▶ [INSTRUCTION] From the listing below, pull out all lines with "this" in them.

☆ ☆ ☆ ☆ ☆

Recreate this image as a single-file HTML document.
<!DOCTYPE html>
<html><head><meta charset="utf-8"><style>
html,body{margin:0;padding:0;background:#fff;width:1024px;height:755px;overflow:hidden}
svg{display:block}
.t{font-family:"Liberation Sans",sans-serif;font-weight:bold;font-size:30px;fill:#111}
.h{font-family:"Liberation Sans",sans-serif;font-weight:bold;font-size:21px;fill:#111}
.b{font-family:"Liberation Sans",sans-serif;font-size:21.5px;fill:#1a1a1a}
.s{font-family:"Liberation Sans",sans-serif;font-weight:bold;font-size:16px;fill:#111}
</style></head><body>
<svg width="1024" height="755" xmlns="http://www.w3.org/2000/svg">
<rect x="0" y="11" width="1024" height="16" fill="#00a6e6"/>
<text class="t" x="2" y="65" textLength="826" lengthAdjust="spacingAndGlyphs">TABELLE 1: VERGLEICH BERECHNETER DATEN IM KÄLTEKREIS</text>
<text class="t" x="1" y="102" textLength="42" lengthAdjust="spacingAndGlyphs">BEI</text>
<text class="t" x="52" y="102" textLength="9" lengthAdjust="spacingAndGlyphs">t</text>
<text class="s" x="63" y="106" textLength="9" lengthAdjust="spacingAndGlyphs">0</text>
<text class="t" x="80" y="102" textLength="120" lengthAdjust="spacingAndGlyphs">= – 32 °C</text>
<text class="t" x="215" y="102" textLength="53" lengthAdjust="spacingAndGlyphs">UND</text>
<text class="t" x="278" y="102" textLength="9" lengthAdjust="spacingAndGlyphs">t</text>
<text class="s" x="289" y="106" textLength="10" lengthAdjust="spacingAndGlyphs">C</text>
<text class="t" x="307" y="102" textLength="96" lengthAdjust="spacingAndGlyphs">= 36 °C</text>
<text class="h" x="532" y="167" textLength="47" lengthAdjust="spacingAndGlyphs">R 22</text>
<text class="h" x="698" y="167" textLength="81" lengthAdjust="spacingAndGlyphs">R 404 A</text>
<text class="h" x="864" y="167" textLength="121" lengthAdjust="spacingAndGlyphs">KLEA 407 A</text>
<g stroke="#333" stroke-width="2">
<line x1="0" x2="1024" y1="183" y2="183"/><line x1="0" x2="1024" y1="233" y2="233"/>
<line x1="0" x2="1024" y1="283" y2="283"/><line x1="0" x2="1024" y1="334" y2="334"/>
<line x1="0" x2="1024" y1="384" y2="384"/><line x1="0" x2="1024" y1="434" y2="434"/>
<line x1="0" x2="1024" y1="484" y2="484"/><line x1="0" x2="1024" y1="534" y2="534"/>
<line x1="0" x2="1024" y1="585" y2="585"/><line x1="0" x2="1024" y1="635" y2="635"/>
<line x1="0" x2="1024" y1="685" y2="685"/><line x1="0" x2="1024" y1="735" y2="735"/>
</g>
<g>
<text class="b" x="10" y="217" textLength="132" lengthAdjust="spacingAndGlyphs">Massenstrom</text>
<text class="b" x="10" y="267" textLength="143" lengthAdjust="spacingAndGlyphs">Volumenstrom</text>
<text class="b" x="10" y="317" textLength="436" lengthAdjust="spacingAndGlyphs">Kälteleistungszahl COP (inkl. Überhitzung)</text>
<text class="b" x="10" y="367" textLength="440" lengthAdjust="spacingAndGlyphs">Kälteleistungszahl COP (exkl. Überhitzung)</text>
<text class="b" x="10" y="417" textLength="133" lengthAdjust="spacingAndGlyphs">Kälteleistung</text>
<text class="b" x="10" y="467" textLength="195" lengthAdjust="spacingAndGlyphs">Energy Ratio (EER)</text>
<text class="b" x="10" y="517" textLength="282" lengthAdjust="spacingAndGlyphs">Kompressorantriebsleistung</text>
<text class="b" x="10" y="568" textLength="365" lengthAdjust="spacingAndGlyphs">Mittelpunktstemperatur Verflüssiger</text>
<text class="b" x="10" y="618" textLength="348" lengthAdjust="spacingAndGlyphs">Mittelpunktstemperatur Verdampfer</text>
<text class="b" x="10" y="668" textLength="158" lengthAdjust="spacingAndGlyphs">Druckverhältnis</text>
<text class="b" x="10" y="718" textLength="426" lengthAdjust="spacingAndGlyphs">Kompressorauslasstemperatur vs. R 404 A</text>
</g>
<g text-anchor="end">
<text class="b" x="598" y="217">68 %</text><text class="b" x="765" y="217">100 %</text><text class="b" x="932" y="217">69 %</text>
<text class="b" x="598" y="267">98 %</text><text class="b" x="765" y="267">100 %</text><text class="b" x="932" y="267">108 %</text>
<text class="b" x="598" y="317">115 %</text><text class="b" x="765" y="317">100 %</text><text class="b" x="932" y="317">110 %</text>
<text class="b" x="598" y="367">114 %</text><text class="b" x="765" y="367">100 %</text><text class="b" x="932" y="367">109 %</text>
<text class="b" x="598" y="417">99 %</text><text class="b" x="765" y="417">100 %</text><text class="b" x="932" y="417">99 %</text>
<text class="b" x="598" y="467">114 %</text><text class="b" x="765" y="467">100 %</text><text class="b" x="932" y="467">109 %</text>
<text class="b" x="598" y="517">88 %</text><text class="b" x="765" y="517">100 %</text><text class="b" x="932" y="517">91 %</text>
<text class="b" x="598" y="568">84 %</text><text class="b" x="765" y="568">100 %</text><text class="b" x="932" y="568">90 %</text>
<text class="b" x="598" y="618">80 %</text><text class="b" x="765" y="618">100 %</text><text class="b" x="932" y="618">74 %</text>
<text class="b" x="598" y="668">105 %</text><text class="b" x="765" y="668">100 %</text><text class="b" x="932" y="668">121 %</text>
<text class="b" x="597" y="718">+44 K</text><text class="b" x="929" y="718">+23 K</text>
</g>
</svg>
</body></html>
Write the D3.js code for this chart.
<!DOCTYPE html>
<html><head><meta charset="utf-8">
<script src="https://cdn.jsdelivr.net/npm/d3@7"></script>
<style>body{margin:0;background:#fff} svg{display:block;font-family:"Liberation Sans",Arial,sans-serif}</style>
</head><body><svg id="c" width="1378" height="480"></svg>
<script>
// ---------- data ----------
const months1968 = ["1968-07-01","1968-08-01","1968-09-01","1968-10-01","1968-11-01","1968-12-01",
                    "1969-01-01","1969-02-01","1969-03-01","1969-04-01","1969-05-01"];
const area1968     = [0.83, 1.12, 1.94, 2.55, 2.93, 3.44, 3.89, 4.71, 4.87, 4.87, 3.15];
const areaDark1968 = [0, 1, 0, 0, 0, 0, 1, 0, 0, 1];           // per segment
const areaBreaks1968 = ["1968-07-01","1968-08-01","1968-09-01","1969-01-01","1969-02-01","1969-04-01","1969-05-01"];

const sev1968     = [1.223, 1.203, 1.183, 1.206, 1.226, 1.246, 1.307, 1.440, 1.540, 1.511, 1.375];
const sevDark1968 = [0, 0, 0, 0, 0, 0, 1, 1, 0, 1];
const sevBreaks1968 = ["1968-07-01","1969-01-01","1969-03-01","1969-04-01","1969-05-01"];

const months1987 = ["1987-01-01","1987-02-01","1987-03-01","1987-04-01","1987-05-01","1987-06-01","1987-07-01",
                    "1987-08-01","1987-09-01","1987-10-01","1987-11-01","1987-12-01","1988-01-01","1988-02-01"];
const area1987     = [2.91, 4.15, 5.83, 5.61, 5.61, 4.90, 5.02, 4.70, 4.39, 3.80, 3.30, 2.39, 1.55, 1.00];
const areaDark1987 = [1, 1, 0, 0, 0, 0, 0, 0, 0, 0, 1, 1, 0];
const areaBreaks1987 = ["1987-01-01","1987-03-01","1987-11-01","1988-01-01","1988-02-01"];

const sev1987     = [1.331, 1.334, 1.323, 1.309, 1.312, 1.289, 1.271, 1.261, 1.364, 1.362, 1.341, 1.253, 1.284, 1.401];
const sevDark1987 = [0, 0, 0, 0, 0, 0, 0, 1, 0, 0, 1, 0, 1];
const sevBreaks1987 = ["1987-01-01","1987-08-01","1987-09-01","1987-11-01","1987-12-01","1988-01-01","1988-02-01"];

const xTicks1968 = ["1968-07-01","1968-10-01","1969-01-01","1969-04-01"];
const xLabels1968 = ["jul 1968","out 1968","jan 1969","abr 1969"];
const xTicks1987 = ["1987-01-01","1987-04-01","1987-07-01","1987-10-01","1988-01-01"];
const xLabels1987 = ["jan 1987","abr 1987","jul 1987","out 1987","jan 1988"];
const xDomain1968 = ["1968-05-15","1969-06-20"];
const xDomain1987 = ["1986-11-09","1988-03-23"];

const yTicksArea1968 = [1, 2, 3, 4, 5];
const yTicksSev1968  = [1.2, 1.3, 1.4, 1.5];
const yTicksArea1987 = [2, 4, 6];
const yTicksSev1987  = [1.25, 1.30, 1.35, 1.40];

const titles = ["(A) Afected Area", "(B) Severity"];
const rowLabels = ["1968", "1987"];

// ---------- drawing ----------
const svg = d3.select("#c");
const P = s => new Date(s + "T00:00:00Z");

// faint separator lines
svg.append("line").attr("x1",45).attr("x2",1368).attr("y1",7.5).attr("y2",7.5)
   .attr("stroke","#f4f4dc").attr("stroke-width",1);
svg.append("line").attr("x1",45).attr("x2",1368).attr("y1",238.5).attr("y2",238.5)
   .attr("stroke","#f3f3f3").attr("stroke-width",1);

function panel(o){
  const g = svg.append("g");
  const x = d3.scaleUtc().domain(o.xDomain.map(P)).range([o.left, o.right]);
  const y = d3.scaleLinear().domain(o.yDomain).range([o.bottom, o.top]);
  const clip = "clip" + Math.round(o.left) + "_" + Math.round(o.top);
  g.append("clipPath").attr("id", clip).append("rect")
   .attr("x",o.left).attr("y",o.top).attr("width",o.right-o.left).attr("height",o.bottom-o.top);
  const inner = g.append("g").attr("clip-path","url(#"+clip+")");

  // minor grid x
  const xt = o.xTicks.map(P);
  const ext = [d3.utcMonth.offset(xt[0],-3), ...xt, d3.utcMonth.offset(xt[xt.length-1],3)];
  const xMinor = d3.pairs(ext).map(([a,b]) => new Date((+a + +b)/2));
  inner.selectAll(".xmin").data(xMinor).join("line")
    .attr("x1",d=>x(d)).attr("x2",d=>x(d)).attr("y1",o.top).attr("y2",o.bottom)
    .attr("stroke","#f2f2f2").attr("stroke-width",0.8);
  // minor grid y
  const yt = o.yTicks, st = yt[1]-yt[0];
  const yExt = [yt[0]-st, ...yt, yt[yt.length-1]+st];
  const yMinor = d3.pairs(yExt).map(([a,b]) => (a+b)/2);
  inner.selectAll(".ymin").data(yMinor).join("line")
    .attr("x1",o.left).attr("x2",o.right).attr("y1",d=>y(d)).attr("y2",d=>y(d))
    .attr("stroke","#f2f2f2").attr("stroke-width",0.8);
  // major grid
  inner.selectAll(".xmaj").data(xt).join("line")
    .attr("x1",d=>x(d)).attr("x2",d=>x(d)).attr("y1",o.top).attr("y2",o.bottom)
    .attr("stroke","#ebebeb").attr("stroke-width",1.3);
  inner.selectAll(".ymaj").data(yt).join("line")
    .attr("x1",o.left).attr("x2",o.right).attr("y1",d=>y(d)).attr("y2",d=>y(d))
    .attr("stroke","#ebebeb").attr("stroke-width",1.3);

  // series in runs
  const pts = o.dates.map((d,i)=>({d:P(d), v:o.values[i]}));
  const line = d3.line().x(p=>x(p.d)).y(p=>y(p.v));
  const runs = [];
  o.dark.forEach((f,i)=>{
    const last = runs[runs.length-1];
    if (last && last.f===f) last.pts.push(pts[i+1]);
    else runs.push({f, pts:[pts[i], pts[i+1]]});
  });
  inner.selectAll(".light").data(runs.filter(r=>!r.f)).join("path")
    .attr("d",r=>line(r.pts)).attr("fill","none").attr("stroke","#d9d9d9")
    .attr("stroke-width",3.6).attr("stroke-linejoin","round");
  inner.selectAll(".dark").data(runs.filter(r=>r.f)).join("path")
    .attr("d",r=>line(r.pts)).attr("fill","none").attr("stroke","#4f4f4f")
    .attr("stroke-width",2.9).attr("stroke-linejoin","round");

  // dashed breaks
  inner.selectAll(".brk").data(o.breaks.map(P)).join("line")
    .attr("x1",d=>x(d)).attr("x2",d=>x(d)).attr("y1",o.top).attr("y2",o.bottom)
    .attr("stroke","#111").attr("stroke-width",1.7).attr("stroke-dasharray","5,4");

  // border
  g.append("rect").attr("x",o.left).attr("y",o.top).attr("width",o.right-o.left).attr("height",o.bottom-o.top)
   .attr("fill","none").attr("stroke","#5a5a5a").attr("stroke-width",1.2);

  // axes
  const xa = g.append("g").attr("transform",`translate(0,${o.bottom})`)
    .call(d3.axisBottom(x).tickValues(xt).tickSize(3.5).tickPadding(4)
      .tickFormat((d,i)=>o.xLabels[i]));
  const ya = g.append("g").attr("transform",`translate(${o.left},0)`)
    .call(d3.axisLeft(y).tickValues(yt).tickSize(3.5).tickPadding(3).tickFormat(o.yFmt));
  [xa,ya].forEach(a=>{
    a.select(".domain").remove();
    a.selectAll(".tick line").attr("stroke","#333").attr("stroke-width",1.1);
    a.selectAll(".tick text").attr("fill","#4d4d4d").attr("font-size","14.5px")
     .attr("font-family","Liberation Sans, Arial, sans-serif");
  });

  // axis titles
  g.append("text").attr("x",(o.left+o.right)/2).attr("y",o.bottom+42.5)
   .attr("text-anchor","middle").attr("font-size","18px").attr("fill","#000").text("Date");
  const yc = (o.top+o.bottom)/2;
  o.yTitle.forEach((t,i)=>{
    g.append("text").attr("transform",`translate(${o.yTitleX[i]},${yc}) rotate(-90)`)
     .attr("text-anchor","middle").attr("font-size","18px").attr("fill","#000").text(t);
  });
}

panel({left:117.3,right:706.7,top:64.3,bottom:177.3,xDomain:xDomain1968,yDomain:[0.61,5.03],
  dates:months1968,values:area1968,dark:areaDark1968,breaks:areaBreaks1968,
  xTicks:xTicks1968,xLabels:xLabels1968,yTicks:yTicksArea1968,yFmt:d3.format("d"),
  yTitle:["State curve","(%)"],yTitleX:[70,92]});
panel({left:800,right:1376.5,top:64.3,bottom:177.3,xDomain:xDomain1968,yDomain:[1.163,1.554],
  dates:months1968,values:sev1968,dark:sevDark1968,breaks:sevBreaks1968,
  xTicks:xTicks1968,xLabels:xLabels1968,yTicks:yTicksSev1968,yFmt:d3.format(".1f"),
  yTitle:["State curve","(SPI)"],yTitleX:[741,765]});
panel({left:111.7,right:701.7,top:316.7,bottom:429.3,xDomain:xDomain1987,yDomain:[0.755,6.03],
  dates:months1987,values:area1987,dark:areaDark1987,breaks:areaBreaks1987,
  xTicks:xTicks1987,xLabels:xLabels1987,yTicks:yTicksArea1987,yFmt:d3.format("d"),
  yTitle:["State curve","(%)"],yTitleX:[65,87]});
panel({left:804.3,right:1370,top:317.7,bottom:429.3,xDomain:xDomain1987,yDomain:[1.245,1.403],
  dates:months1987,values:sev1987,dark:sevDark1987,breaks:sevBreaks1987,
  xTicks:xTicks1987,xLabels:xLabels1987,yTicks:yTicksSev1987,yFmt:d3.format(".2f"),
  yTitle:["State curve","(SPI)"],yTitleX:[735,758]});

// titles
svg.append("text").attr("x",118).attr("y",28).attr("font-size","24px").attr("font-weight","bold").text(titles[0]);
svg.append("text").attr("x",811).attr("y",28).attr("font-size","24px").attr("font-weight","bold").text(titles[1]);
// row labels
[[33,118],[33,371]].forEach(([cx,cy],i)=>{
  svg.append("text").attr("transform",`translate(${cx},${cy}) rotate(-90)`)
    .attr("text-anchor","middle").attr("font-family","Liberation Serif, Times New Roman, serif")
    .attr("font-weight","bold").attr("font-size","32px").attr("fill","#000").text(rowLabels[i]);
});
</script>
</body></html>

☆ ☆ ☆ ☆ ☆

▶ [COMPLETE RESPONSE]
Recreate this image as a single-file HTML document.
Write the D3.js code for this chart.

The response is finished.